Wie definierst Du als Privatperson „Premium“? Was spielt dabei für Dich eine Rolle?

 Wenn etwas „premium“-artig ist, dann ist es rundherum super gut – in allem. Wenn ein Wanderweg oder eine Unterkunft, ein Auto, ein Essen oder ein Bier sich mit „Premium“ ziert, habe ich eine sehr hohe Erwartung an die Qualität. Ich werde echt sauer, wenn ein Premiumprodukt dann nicht sehr gut ist, z. B. wenn mich ein Weg an irgendeiner Passage langweilt oder die Erwartungsqualität an Markierung und Wegweisung nicht erfüllt ist.

 Ich wandere in Deutschland gerne auf zertifizierten Wegen, weil sie mir das schönste Wanderangebot versprechen. Meistens bin ich begeistert von den Touren, der Markierung und Wegweisung, doch manchmal bin ich auch enttäuscht, weil die Wegeführung unter den Erwartungen für „Premium“ bleibt. Aber das mag auch Geschmacksache sein. Mir passiert es durchaus auch, dass ich auf nicht zertifizierten Wegen in schöner Landschaft genauso zufrieden bin, obwohl die Wege dann auch Durststrecken haben. Meine Erwartungen sind dann einfach niedriger.

Ist Premium gleich Luxus für Dich?

Nein. Premium heißt nicht Luxus. Premium heißt Top-Qualität, passend zum Produkt. Ein Premiumerlebnis kann auch ein Erlebnis ohne Luxus sein, z. B. ein Sternenhimmel beim Zelten oder die Urigkeit einer Almhüttenübernachtung. Wahrscheinlich definiert jeder seinen „Premiumwert“ auch anders.

 Wie siehst Du als professionelle Tourismus-Expertin das Thema Premium?

 Genauso wie als Privatperson. Ich erwarte, dass ein Premiumangebot Top-Qualität bietet. Und zwar in allen Segmenten der Customer Journey. Von der Inspiration, bis zur Information, vom Erlebnis der Reise bis zur Nachbereitung.

Ich sehe hier, dass manchmal im Tourismus bestimmte Bestandteile sehr gut umgesetzt werden, aber manche lässt man schleifen. Ein Premiumweg ist meiner Ansicht nach nur ein Premiumweg, wenn die Kommunikationskanäle, die Vermarktung, die Informationen über den Weg, die angeschlossene Servicekette aus Gastronomie und Übernachtungsbetrieben und das Nachhaltigkeitskonzept ebenfalls auf höchstem Niveau sind.
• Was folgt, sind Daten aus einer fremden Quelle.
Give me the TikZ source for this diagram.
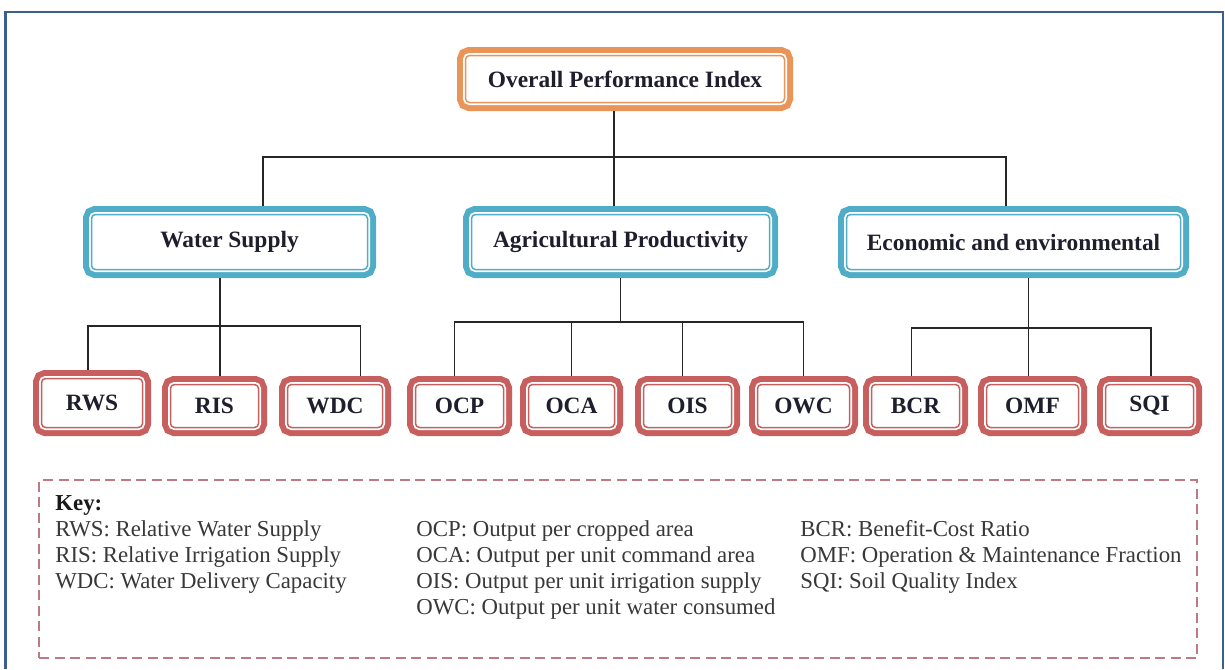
\documentclass[tikz,border=0pt]{standalone}
\usepackage{fontspec}
\setmainfont{Liberation Serif}
\usepackage{xcolor}
\usepackage{tikz}
\usetikzlibrary{positioning,calc}

\definecolor{topcol}{HTML}{E9955A}
\definecolor{midcol}{HTML}{4FADC7}
\definecolor{leafcol}{HTML}{C65F5E}
\definecolor{keycol}{HTML}{BE7A84}
\definecolor{framecol}{HTML}{3C5F91}
\definecolor{boxtext}{HTML}{1E1E2C}

\begin{document}
\begin{tikzpicture}
    \tikzstyle{box} = [rectangle, rounded corners=2pt, fill=white, line width=0.75pt, inner sep=0pt, outer sep=4.25pt, text=boxtext, font=\bfseries\fontsize{11.7}{14}\selectfont]
    \tikzstyle{topbox} = [box, draw=topcol, preaction={draw=topcol, line width=8.5pt}, preaction={draw=white, line width=2.5pt}]
    \tikzstyle{midbox} = [box, draw=midcol, preaction={draw=midcol, line width=8.5pt}, preaction={draw=white, line width=2.5pt}, minimum height=27.5pt]
    \tikzstyle{leaf} = [box, draw=leafcol, preaction={draw=leafcol, line width=8.5pt}, preaction={draw=white, line width=2.5pt}, minimum height=21.5pt, minimum width=44pt]
    \tikzstyle{link} = [draw, line width=0.6pt, black!85]
    \tikzstyle{keyframe} = [draw=keycol, dash pattern=on 5pt off 2.75pt, line width=0.7pt, minimum width=579pt, minimum height=89pt, inner sep=0pt, outer sep=0pt]
    \tikzstyle{keytext} = [align=left, inner sep=0pt, text=black!78, font=\fontsize{11.4}{13}\selectfont]

    \useasboundingbox (0,0) rectangle (612.5pt,-334.5pt);
    \draw [framecol, line width=1.4pt] (2.75pt,-334.5pt) -- (2.75pt,-6pt) -- (611.5pt,-6pt) -- (611.5pt,-334.5pt);

    % index and its three groups
    \node [topbox, minimum width=159.5pt, minimum height=23.5pt] (opi) at (312.5pt,-39.5pt) {Overall Performance Index};
    \node [midbox, minimum width=149pt, below=47.5pt of opi, xshift=-2.25pt] (agri) {Agricultural Productivity};
    \node [midbox, minimum width=138pt, left=43.5pt of agri] (ws) {Water Supply};
    \node [midbox, minimum width=167pt, right=30pt of agri] (econ) {Economic and environmental};

    % indicators
    \node [leaf, minimum width=50.5pt, minimum height=24.5pt] (rws) at (46pt,-201.5pt) {RWS};
    \node [leaf, right=5.5pt of rws, yshift=-1.5pt] (ris) {RIS};
    \node [leaf, minimum width=47.5pt, right=6pt of ris] (wdc) {WDC};
    \node [leaf, right=8pt of wdc] (ocp) {OCP};
    \node [leaf, minimum width=43pt, right=4pt of ocp] (oca) {OCA};
    \node [leaf, right=6pt of oca] (ois) {OIS};
    \node [leaf, minimum width=46pt, right=4.5pt of ois] (owc) {OWC};
    \node [leaf, right=2.5pt of owc] (bcr) {BCR};
    \node [leaf, minimum width=46pt, right=5pt of bcr] (omf) {OMF};
    \node [leaf, right=5pt of omf] (sqi) {SQI};

    % tree lines
    \coordinate (hub) at ([xshift=-5.5pt, yshift=-23pt]opi.south);
    \draw [link] (opi.south -| hub) -- (hub |- agri.north);
    \draw [link] ([xshift=16.75pt]ws.north) |- (hub) -| ([xshift=-3.75pt]econ.north);

    \coordinate (wsbus) at ([xshift=-4.75pt, yshift=-24pt]ws.south);
    \draw [link] (ws.south -| wsbus) -- (wsbus |- ris.north);
    \draw [link] ([xshift=-2pt]rws.north) |- (wsbus) -| ([xshift=12.75pt]wdc.north);

    \coordinate (agbus) at ([yshift=-22pt]agri.south);
    \draw [link] (agri.south) -- (agbus);
    \draw [link] ([xshift=-2.5pt]ocp.north) |- (agbus) -| (owc.north);
    \draw [link] (oca.north) -- (oca.north |- agbus);
    \draw [link] ([xshift=-2.5pt]ois.north) -- ([xshift=-2.5pt]ois.north |- agbus);

    \coordinate (ecbus) at ([xshift=7.5pt, yshift=-25pt]econ.south);
    \draw [link] (econ.south -| ecbus) -- (ecbus |- omf.north);
    \draw [link] ([xshift=-2pt]bcr.north) |- (ecbus) -| ([xshift=0.75pt]sqi.north);

    % key
    \node [keyframe] (key) at (309pt,-284.5pt) {};
    \node [keytext, below right=7.5pt and 8pt of key.north west] (keyws) {\textbf{\color{black!90}Key:}\\RWS: Relative Water Supply\\RIS: Relative Irrigation Supply\\WDC: Water Delivery Capacity};
    \node [keytext, below right=20pt and 188.5pt of key.north west] (keyap) {OCP: Output per cropped area\\OCA: Output per unit command area\\OIS: Output per unit irrigation supply\\OWC: Output per unit water consumed};
    \node [keytext, below right=20pt and 380.5pt of key.north west] (keyee) {BCR: Benefit-Cost Ratio\\OMF: Operation \& Maintenance Fraction\\SQI: Soil Quality Index};
\end{tikzpicture}
\end{document}
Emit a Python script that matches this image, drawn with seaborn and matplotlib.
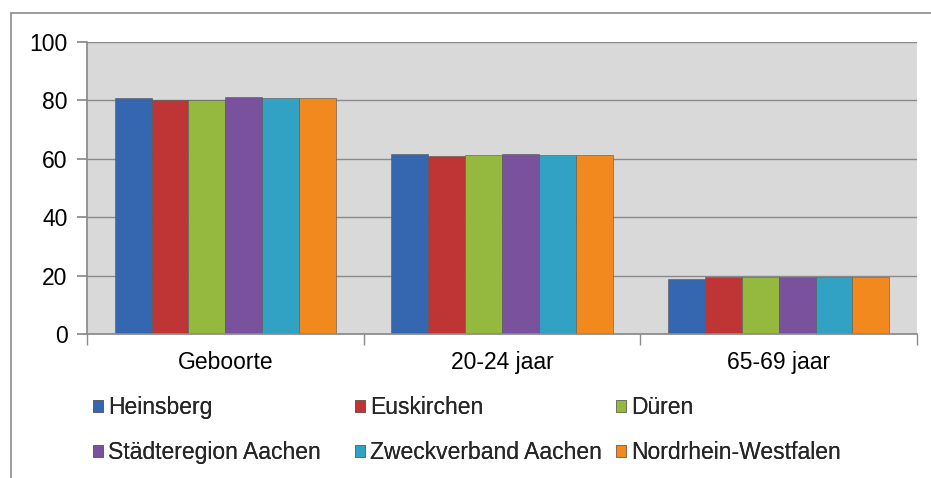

 Wie bringst Du beide Welten zusammen?

 Sehr gut. Es gibt keinen Unterschied. Ich bin eine anspruchsvolle Touristin und kritische Touristikerin – das ist positiv gemeint!

 Wie sollte man im Tourismus zukünftig mit dem Begriff „Premium“ umgehen?

Den Begriff „Premium“ sollte man behutsam einsetzen. Leider wird er unüberlegt und inflationär gebraucht und dadurch verwässert seine Bedeutung aus dem Duden: premium (lat.-engl.) von besonderer, bester Qualität.

Karin Hünerfauth-Brixius studierte Diplom-Geographie mit Schwerpunkt Geoökologie an der Uni Mainz und war dort 5 Jahre als Lehrbeauftragte tätig. Seit 1995 arbeitet sie im Tourismus, leitete von 2003 bis 2009 das Rheinsteig-Büro bei der Rheinland-Pfalz Tourismus GmbH und übernahm schließlich 2006 die Aufgabe, das landesweite Wanderwegekonzept in Rheinland-Pfalz aufzubauen und einen Wanderwege-Leitfaden zu entwickeln.